4. Girl killed at OSU noise parade, 1963 At age 9, I was at the annual homecoming parade on Corvallis’ Monroe Street, which lines the southern edge of campus. The parade stopped. We heard talk that someone had been run over. I spent the night with the kid next door, Michael Catlin. I remember hearing on the 11 o’clock news that a 15-year-old girl had fallen off a float and been crushed by a tire. It was my first encounter with death.
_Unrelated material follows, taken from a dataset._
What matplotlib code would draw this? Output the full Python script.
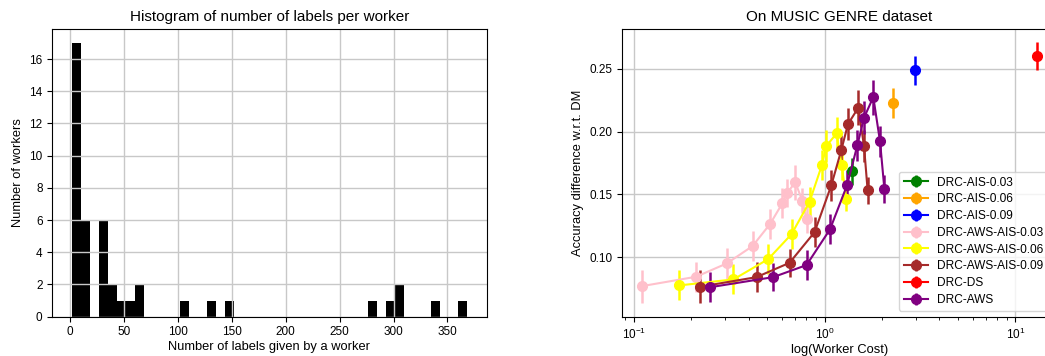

5. John F. Kennedy assassination, 1963 Just over a month later, I was in Mr. Brown’s fourth-grade class at Garfield Elementary School in Corvallis when the principal, Mrs. Marr, broke the news to us. Because the other fourth-grade teacher’s name was Mrs. Kennedy, some students misinterpreted the news and thought she had been killed. I don’t recall mass panic or weeping.

6. The Beatles on “The Ed Sullivan Show,” 1964 I had just turned 10 and watched with my family on our black-and-white TV at 1331 N. 10th Street in Covallis. My father, then 40, recorded them on one of those giant reel-to-reel tape recorders. I think I played “I Want to Hold Your Hand” every morning before going to school for the rest of the year.

7. First Man on the Moon, 1969 I was at a friend’s house on 29th Street, and believed the event momentous enough that I wrote on a piece of paper: “As I’m watching this, a man is walking on the moon. July 20, 1969.”

8. Death of four Corvallis students en route home from state basketball tournament, 1969 Along with some Cheldelin Junior High pals, I had ridden my bicycle to the A&W on Western Avenue one Saturday when we heard the news from some Highland View friends. Three Corvallis High students and a Highland View Junior High student were killed when the Corvair they were in hit an overpass abutment south of Salem on Interstate-5.

9. Death of OSU basketball player Mike Keck, 1971 The week before I would turn 17, I was waiting outside to referee a game at Harding Elementary School. It was a Saturday morning. Someone broke the news that the Beavers’ star player, guard Mike Keck of Klamath Falls, had been killed in a car crash in California shortly after midnight.

10. Death of Robert F. Kennedy, 1968 At 14, I wasn’t exactly politically savvy — what else is new? — but a few weeks before Kennedy’s assassination in Los Angeles, he had passed through Corvallis. My mother had taken me to Les & Bob’s Sporting Goods to get me a set of barbells and we had walked across the street and heard Kennedy talking in front of the courthouse. So, it was more meaningful when I heard from my mother that he’d been killed. I remember standing on our front lawn on Norwood Street — we’d moved since the Beatles invasion — and thinking this wasn’t really happening.

* Excludes personal events, even if they did make news, such as in June 1998 when my mother was aboard a boat off the Galapagos Islands that capsized. Four people drowned. She survived.